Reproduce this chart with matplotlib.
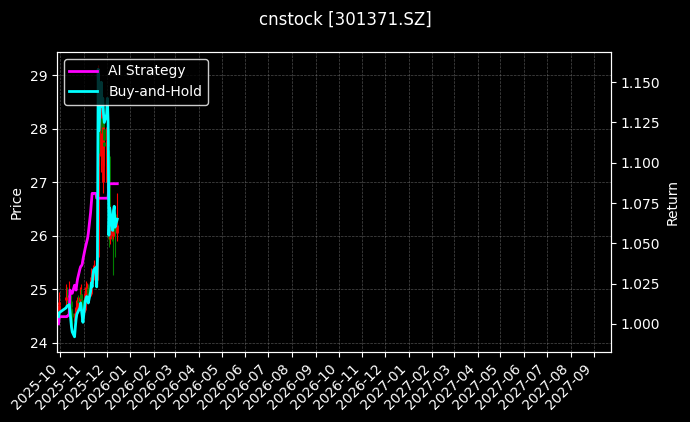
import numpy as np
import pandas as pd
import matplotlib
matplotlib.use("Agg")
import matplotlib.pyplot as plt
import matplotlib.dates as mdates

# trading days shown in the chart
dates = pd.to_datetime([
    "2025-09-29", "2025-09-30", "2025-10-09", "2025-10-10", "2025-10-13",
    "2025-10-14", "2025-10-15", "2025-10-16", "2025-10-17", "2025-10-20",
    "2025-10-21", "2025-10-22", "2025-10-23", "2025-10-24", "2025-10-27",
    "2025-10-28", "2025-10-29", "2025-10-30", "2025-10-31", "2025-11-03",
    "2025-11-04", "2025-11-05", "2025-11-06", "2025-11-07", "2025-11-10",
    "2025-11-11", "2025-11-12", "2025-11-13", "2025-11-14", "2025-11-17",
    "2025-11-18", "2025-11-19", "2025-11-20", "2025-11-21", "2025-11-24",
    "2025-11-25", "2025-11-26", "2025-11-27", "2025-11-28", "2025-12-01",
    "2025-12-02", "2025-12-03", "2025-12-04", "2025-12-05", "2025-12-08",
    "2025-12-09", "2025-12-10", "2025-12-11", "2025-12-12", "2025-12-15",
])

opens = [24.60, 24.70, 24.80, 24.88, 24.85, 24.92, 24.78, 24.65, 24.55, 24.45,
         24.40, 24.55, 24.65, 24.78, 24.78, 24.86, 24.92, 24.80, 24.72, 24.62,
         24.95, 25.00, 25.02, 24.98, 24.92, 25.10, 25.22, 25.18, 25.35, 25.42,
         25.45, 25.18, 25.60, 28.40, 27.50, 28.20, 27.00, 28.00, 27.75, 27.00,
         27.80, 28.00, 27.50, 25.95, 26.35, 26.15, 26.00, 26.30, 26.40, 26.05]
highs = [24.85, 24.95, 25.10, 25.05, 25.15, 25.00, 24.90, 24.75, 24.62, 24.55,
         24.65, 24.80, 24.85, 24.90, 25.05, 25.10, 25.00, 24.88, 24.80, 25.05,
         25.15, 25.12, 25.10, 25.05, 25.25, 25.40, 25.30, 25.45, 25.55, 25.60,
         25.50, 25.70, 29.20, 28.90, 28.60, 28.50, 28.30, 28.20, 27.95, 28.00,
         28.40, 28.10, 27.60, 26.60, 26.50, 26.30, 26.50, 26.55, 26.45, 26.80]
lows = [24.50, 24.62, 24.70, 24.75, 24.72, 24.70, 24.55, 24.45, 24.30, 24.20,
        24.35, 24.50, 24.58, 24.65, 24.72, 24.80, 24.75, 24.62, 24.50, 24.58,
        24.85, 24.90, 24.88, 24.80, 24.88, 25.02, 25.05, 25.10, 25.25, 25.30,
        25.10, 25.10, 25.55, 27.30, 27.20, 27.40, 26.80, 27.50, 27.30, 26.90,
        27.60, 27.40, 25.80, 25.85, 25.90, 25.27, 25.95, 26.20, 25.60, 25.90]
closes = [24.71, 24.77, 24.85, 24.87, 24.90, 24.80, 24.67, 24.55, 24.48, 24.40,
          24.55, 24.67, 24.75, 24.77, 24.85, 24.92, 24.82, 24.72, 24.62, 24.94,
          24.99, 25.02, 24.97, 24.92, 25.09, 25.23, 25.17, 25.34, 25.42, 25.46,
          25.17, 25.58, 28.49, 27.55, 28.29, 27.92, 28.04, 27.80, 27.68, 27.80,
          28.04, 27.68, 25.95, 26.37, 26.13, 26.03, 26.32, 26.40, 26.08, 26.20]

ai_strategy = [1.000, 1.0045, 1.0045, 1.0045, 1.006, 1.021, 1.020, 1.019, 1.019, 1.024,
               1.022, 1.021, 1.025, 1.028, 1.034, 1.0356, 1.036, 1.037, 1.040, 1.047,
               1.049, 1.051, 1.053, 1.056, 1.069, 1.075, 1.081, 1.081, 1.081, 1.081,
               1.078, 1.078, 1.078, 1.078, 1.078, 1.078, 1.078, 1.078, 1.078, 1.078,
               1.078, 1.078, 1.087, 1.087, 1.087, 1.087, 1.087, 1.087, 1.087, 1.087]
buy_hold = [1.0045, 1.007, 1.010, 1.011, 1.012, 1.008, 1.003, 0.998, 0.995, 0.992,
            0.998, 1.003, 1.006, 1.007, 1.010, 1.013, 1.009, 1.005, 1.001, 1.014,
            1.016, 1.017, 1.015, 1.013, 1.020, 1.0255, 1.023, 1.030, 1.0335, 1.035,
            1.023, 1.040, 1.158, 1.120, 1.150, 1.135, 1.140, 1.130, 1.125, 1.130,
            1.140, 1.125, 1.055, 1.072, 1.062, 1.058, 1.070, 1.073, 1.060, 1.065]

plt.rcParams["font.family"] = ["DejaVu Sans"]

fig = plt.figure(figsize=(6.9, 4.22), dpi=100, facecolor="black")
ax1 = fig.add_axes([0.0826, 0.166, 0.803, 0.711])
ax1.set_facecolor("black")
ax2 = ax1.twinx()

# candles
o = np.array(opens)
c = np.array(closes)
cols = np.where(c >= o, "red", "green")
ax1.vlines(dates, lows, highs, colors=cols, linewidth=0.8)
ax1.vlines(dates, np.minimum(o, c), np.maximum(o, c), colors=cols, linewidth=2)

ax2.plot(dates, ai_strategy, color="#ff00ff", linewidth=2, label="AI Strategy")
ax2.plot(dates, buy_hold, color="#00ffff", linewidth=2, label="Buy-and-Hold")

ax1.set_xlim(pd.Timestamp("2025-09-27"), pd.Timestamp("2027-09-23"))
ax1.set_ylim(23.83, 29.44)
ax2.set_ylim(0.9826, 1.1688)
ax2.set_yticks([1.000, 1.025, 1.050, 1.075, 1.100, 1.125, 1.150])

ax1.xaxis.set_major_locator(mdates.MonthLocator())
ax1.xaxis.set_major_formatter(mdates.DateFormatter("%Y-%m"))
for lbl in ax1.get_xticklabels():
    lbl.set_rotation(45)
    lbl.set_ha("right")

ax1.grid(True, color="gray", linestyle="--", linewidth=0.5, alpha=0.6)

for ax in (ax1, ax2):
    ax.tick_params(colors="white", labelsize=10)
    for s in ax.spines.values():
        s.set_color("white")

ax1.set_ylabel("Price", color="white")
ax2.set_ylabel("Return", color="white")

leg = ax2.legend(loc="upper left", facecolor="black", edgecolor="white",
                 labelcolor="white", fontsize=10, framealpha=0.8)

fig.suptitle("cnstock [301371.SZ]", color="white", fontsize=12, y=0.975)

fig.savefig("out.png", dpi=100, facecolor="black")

################

## WHAT THE TASK REQUIRES:
The lines from the start of the data through the line that contains "import matplotlib.dates as mdates" are to be returned exactly, please, with both ends included and every picture left out.

## SOLUTION TO THIS PROBLEM:
Reproduce this chart with matplotlib.
import numpy as np
import pandas as pd
import matplotlib
matplotlib.use("Agg")
import matplotlib.pyplot as plt
import matplotlib.dates as mdates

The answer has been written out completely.